El entonces comandante de la III Brigada, el general Manuel José Bonnett Locarno, negó de plano la responsabilidad del mayor involucrado e hizo lo posible por desacreditar al único testigo presencial, quien luego fue detenido y desaparecido en el casco urbano del municipio.

Años después, gracias a valerosas denuncias de defensores de los derechos humanos, la Comisión Interamericana de Derechos Humanos confrontó el caso y nombró una comisión de investigación, cuyos resultados fueron devastadores para el Estado colombiano. Tan contundente fue el informe, que el presidente Samper tuvo que reconocer la responsabilidad estatal y ordenar que se reparara e indemnizara a los deudos de las víctimas y al municipio.

Se puso en juego la palabra de la Comisión y el Presidente contra la del general, como parece estar ocurriendo hoy con la masacre de San José de Apartadó, en la que militares y paras asesinaron a miembros de la comunidad de paz e incluyeron entre las víctimas a niños menores de dos años. No es un secreto que la jerarquía militar negó las responsabilidades oficiales y llegó a acusar a las Farc de la matanza. Es más, el presidente Uribe acusó a los habitantes de San José de ser parte de las Farc. En marzo de 2007, el padre Javier Giraldo denunció ante el vicepresidente Santos nuevas amenazas de muerte contra los pobladores. Respuesta: silencio.

Ahora se puso en juego la palabra del Presidente y los altos mandos militares de ese entonces contra la de la Fiscalía, que acaba de llamar a juicio a 17 militares y acusarlos de complicidad con los paras en la matanza. Falta ver quién triunfará esta vez: la justicia colombiana se la tiene que jugar, porque de lo contrario la Corte Interamericana de Derechos Humanos y la Corte Penal Internacional intervendrán y, como en el caso de Trujillo, no será de extrañar que el Estado sea condenado. Sólo que esta vez no ha sido solamente la palabra de un general, sino la de otro presidente, contra la de la Fiscalía.

Según El Tiempo, el general Padilla de León ha manifestado que “Nosotros, como Fuerzas Militares, siempre hemos tenido la mejor voluntad de colaborar con la justicia, es nuestro propósito que esto se aclare y que ante todo brille la justicia, que esto tenga un proceso rápido, justo y que llegue a determinaciones concretas”.
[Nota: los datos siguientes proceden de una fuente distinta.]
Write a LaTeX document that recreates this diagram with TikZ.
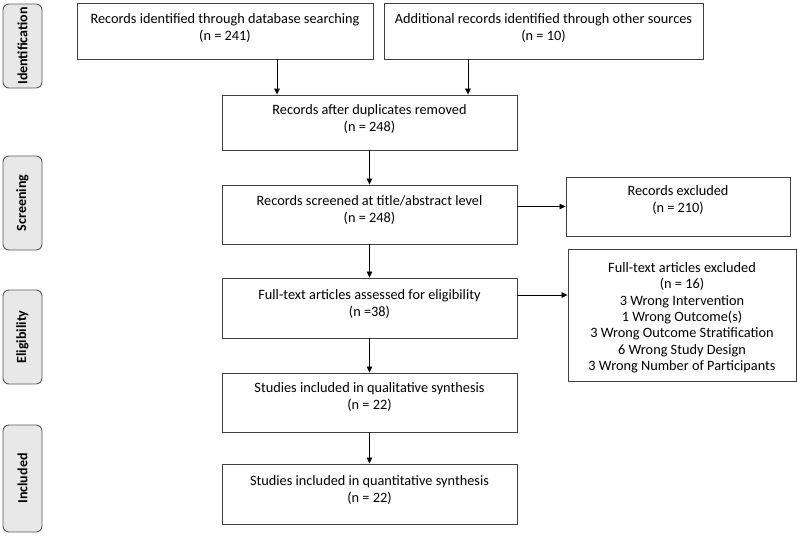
\documentclass[tikz,border=0pt]{standalone}
\usepackage{fontspec}
\setmainfont{Carlito}
\usetikzlibrary{arrows.meta}
\begin{document}
\begin{tikzpicture}[x=1pt,y=-1pt,
  box/.style={draw=black!75, line width=0.9pt, fill=white, inner sep=0pt},
  txt/.style={anchor=north, align=center, inner sep=0pt, font=\fontsize{14.3}{17}\selectfont},
  side/.style={draw=black!65, line width=0.9pt, fill=black!9, rounded corners=6pt, inner sep=0pt},
  sidetxt/.style={rotate=90, inner sep=0pt, font=\fontsize{14}{16}\selectfont\bfseries},
  arr/.style={-{Triangle[length=6pt,width=5.5pt]}, line width=0.8pt}]
\useasboundingbox (0,0) rectangle (797,536);
% side labels
\node[side, minimum width=39pt, minimum height=84pt] (sId) at (22.5,46) {};
\node[sidetxt] (sIdT) at (sId) {Identification};
\node[side, minimum width=39pt, minimum height=94pt] (sSc) at (22.5,203) {};
\node[sidetxt] (sScT) at (sSc) {Screening};
\node[side, minimum width=39pt, minimum height=94pt] (sEl) at (22.5,337) {};
\node[sidetxt] (sElT) at (sEl) {Eligibility};
\node[side, minimum width=39pt, minimum height=107pt] (sIn) at (22.5,478.5) {};
\node[sidetxt] (sInT) at (sIn) {Included};
% boxes
\node[box, minimum width=296pt, minimum height=56pt] (A) at (225,31) {};
\node[txt] (At) at ([yshift=-10.5pt]A.north) {Records identified through database searching\\(n = 241)};
\node[box, minimum width=319pt, minimum height=56pt] (B) at (543.5,31) {};
\node[txt] (Bt) at ([yshift=-10.5pt]B.north) {Additional records identified through other sources\\(n = 10)};
\node[box, minimum width=295pt, minimum height=55pt] (C) at (369.5,122.5) {};
\node[txt] (Ct) at ([yshift=-10pt]C.north) {Records after duplicates removed\\(n = 248)};
\node[box, minimum width=295pt, minimum height=59pt] (D) at (369.5,214.5) {};
\node[txt] (Dt) at ([yshift=-11pt]D.north) {Records screened at title/abstract level\\(n = 248)};
\node[box, minimum width=224pt, minimum height=59pt] (E) at (678,206.5) {};
\node[txt] (Et) at ([yshift=-9pt]E.north) {Records excluded\\(n = 210)};
\node[box, minimum width=295pt, minimum height=60pt] (F) at (369.5,308) {};
\node[txt] (Ft) at ([yshift=-12pt]F.north) {Full-text articles assessed for eligibility\\(n =38)};
\node[box, minimum width=228pt, minimum height=132pt] (G) at (682,315) {};
\node[txt, font=\fontsize{14.3}{16.3}\selectfont] (Gt) at ([yshift=-14pt]G.north) {Full-text articles excluded\\(n = 16)\\3 Wrong Intervention\\1 Wrong Outcome(s)\\3 Wrong Outcome Stratification\\6 Wrong Study Design\\3 Wrong Number of Participants};
\node[box, minimum width=295pt, minimum height=59pt] (H) at (369.5,402.5) {};
\node[txt] (Ht) at ([yshift=-10pt]H.north) {Studies included in qualitative synthesis\\(n = 22)};
\node[box, minimum width=295pt, minimum height=60pt] (I) at (369.5,494) {};
\node[txt] (It) at ([yshift=-12pt]I.north) {Studies included in quantitative synthesis\\(n = 22)};
% connectors
\coordinate (a1) at (277,0);
\coordinate (b1) at (468,0);
\coordinate (g1) at (0,295);
\draw[arr] (A.south -| a1) -- (C.north -| a1);
\draw[arr] (B.south -| b1) -- (C.north -| b1);
\draw[arr] (C.south) -- (D.north);
\draw[arr] (D.east |- E.west) -- (E.west);
\draw[arr] (D.south) -- (F.north);
\draw[arr] (F.east |- g1) -- (G.west |- g1);
\draw[arr] (F.south) -- (H.north);
\draw[arr] (H.south) -- (I.north);
\end{tikzpicture}
\end{document}
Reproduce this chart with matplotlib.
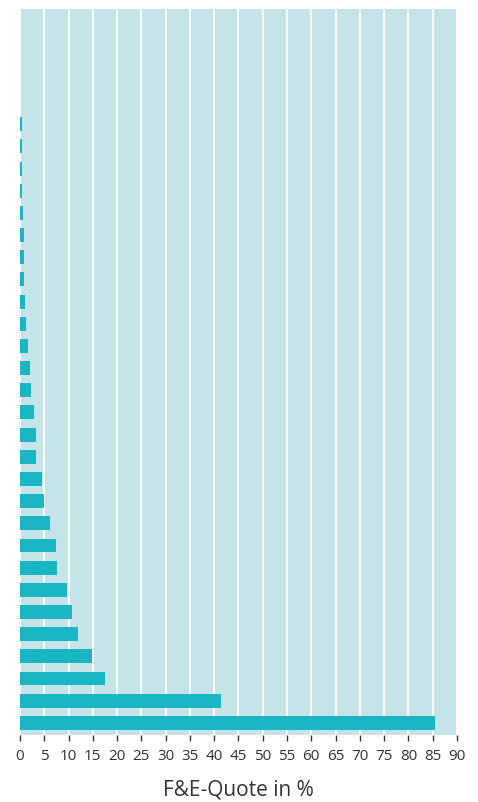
import matplotlib.pyplot as plt
import numpy as np

# F&E-Quote values, bottom bar first
quote = [85.4, 41.4, 17.5, 14.8, 11.9, 10.7, 9.7, 7.6, 7.4, 6.2,
         4.9, 4.5, 3.3, 3.3, 2.9, 2.3, 2.1, 1.65, 1.25, 1.05,
         0.82, 0.82, 0.82, 0.62, 0.42, 0.42, 0.42, 0.42]
xticks = list(range(0, 95, 5))

bar_color = '#1bb6c4'
bg_color = '#c5e4ea'

plt.rcParams['font.family'] = ['Open Sans', 'DejaVu Sans']

fig = plt.figure(figsize=(4.78, 8.02), dpi=100)
ax = fig.add_axes([0.0397, 0.0835, 0.9163, 0.9053])
ax.set_facecolor(bg_color)

pos = np.arange(len(quote))
ax.barh(pos, quote, height=0.63, color=bar_color, zorder=3)

ax.set_xlim(-0.2, 90)
ax.set_ylim(-0.55, 32.2)
ax.set_xticks(xticks)
ax.set_xticklabels([str(t) for t in xticks], fontsize=11, color='#333333')
ax.set_yticks([])
ax.xaxis.grid(True, color='white', linewidth=1.4, zorder=1)
ax.set_axisbelow(True)
for s in ax.spines.values():
    s.set_visible(False)
ax.tick_params(axis='x', direction='out', length=4, width=1, color='#333333', pad=6)

ax.set_xlabel('F&E-Quote in %', fontsize=15, color='#333333', labelpad=11)

plt.savefig('out.png', dpi=100)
El general dice una verdad a medias: esa afirmación de que “siempre hemos tenido la mejor voluntad…” se contradice con la actitud militar en el caso de Trujillo. Y se contradice con el silencio que se ha mantenido en relación con los hechos. Ha sido necesaria la acción de la Fiscalía para que se reconociera algo que era dese hace tiempos de conocimiento general. Ojalá esta vez sí sea cierta la posición y se le explique a la opinión pública cómo es posible que un suboficial vinculado a la masacre haya sido premiado con un paseo al Sinaí.

Otrosí: si los paras de Itagüí apoyaron la marcha de febrero, ¿eso quiere decir que fueron convocantes de la misma? Es la lógica que usa el asesor doctrinario de la Presidencia para desacreditar la de marzo, al decir que porque las Farc la apoyaron, fueron sus convocantes. Afirma esto a pesar de las reiteradas negaciones de los organizadores, quienes hicieron explícito su repudio a ese apoyo fariano.